In all cases, the totality of the circumstances is very important. Cases should be dissected into small parts and judged on those small parts. If that was the case, a person could break into a home and then say that a person outside told them it was ok, that the home owner wants to give everything away, and anyone could take what they wanted. Good decision SCOTUS.
The police knew (because the property owner told them) that Peaches was negotiating with the property owner but had not yet signed a lease before she had the party. That fact indicates that the party guests probably did not know Peaches was not authorized to have her party rather than the other way around. As to probable cause the lower court got it right and SCOTUS got it wrong.
I suspect the property owner actually gave Peaches permission (for a fee) to run a bawdy business in his empty house (as if it were a party) but told her he would deny the arrangement if questioned. That scenario fits the facts best.
Mr. Rand. I think that you are confused. What the Supreme Court said now defines what probable cause is so it’s pretty hard to say that the Supreme Court “got it wrong.”
Yes, it’s hard to say that SCOTUS got it wrong.
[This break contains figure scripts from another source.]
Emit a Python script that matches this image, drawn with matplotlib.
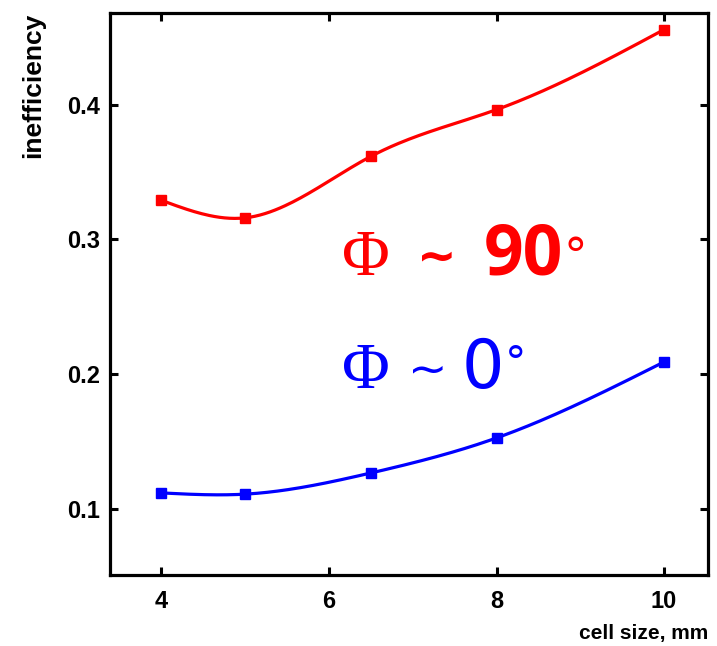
import numpy as np
import matplotlib
matplotlib.use('Agg')
import matplotlib.pyplot as plt

cell_size = [4, 5, 6.5, 8, 10]
ineff_90 = [0.329, 0.316, 0.3616, 0.3963, 0.4557]
ineff_0 = [0.1119, 0.1110, 0.1267, 0.1527, 0.2091]

x_ticks = [4, 6, 8, 10]
y_ticks = [0.1, 0.2, 0.3, 0.4]


def natural_spline(x, y, n=200):
    # smooth curve through the points, like the original plotting program did
    x = np.asarray(x, float)
    y = np.asarray(y, float)
    k = len(x)
    h = np.diff(x)
    A = np.zeros((k, k))
    b = np.zeros(k)
    A[0, 0] = A[-1, -1] = 1
    for i in range(1, k - 1):
        A[i, i - 1] = h[i - 1]
        A[i, i] = 2 * (h[i - 1] + h[i])
        A[i, i + 1] = h[i]
        b[i] = 6 * ((y[i + 1] - y[i]) / h[i] - (y[i] - y[i - 1]) / h[i - 1])
    m = np.linalg.solve(A, b)
    xs = np.linspace(x[0], x[-1], n)
    idx = np.clip(np.searchsorted(x, xs) - 1, 0, k - 2)
    x0, x1 = x[idx], x[idx + 1]
    hh = x1 - x0
    t0, t1 = x1 - xs, xs - x0
    ys = (m[idx] * t0**3 + m[idx + 1] * t1**3) / (6 * hh) \
        + (y[idx] / hh - m[idx] * hh / 6) * t0 \
        + (y[idx + 1] / hh - m[idx + 1] * hh / 6) * t1
    return xs, ys


fig = plt.figure(figsize=(7.17, 6.46), dpi=100)
ax = fig.add_axes([0.1534, 0.1099, 0.8340, 0.8700])

for yy, col in [(ineff_90, '#ff0000'), (ineff_0, '#0000ff')]:
    xs, ys = natural_spline(cell_size, yy)
    ax.plot(xs, ys, color=col, lw=2.3)
    ax.plot(cell_size, yy, ls='none', marker='s', ms=7, color=col)

ax.set_xlim(3.386, 10.524)
ax.set_ylim(0.051, 0.468)
ax.set_xticks(x_ticks)
ax.set_xticklabels([str(v) for v in x_ticks])
ax.set_yticks(y_ticks)
ax.set_yticklabels([f'{v:.1f}' for v in y_ticks])

for s in ax.spines.values():
    s.set_linewidth(2.3)
ax.tick_params(direction='in', length=6, width=2.2, top=True, right=True)
ax.tick_params(axis='x', pad=11)
ax.tick_params(axis='y', pad=7)
for lab in ax.get_xticklabels() + ax.get_yticklabels():
    lab.set_fontfamily('Liberation Sans')
    lab.set_fontweight('bold')
    lab.set_fontsize(17)

ax.set_xlabel('cell size, mm', loc='right', fontfamily='Liberation Sans',
              fontweight='bold', fontsize=15, labelpad=8)
ax.set_ylabel('inefficiency', loc='top', fontfamily='Liberation Sans',
              fontweight='bold', fontsize=19, labelpad=16)

# annotation pieces: serif Phi, tilde, value, degree ring
def phi_label(y_base, parts, col):
    for x0, s, fam, wt, fs, dy in parts:
        ax.text(x0, y_base + dy, s, color=col, fontfamily=fam, fontweight=wt,
                fontsize=fs, ha='left', va='baseline')

phi_label(0.2738, [
    (6.16, '\u03a6', 'Liberation Serif', 'normal', 47, 0),
    (7.05, '~', 'DejaVu Sans', 'bold', 34, 0.003),
    (7.85, '90', 'Open Sans', 'bold', 50, 0),
    (8.80, '\u00b0', 'DejaVu Sans', 'normal', 34, 0.003),
], '#ff0000')

phi_label(0.1900, [
    (6.16, '\u03a6', 'Liberation Serif', 'normal', 47, 0),
    (6.94, '~', 'DejaVu Sans', 'normal', 34, 0.003),
    (7.58, '0', 'DejaVu Sans', 'normal', 48, 0),
    (8.10, '\u00b0', 'DejaVu Sans', 'normal', 31, 0.008),
], '#0000ff')

plt.savefig('out.png', dpi=100)
plt.close()
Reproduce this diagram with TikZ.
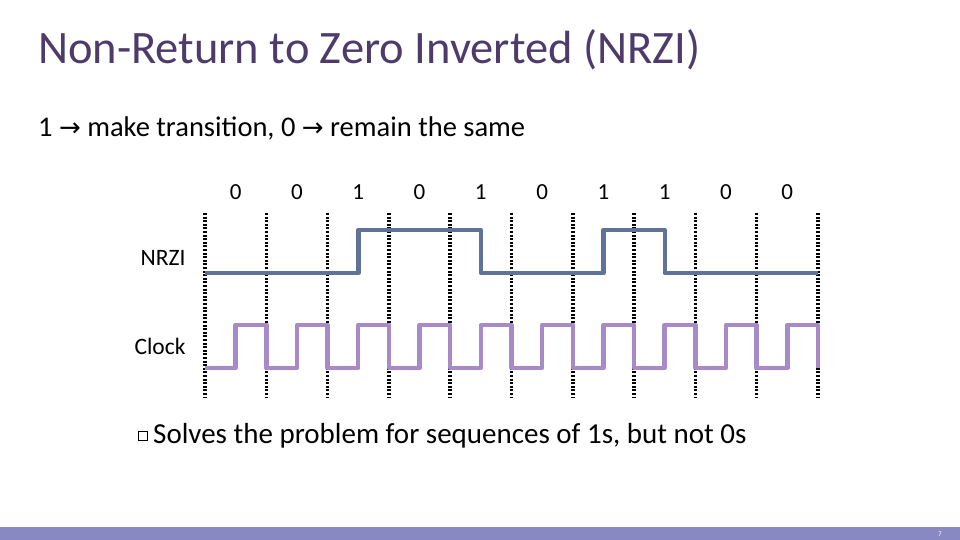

We all remember how they got it wrong in Dred Scot, amongst their many other definitions.
Walter Rand commented, “I suspect the property owner actually gave Peaches permission (for a fee) to run a bawdy business in his empty house (as if it were a party) but told her he would deny the arrangement if questioned. That scenario fits the facts best.”
After reading about the case a little, it appears that no one, at any point, offered any evidence that the property owner actually gave Peaches permission to use the house. In fact, all the evidence as presented by both Peaches and the property owner, show the exact opposite.
It’s nice to know that the SCOTUS reversed the ruling based on the actual facts, not some “suspected,” made-up scenario that was never offered up at any point during the trial.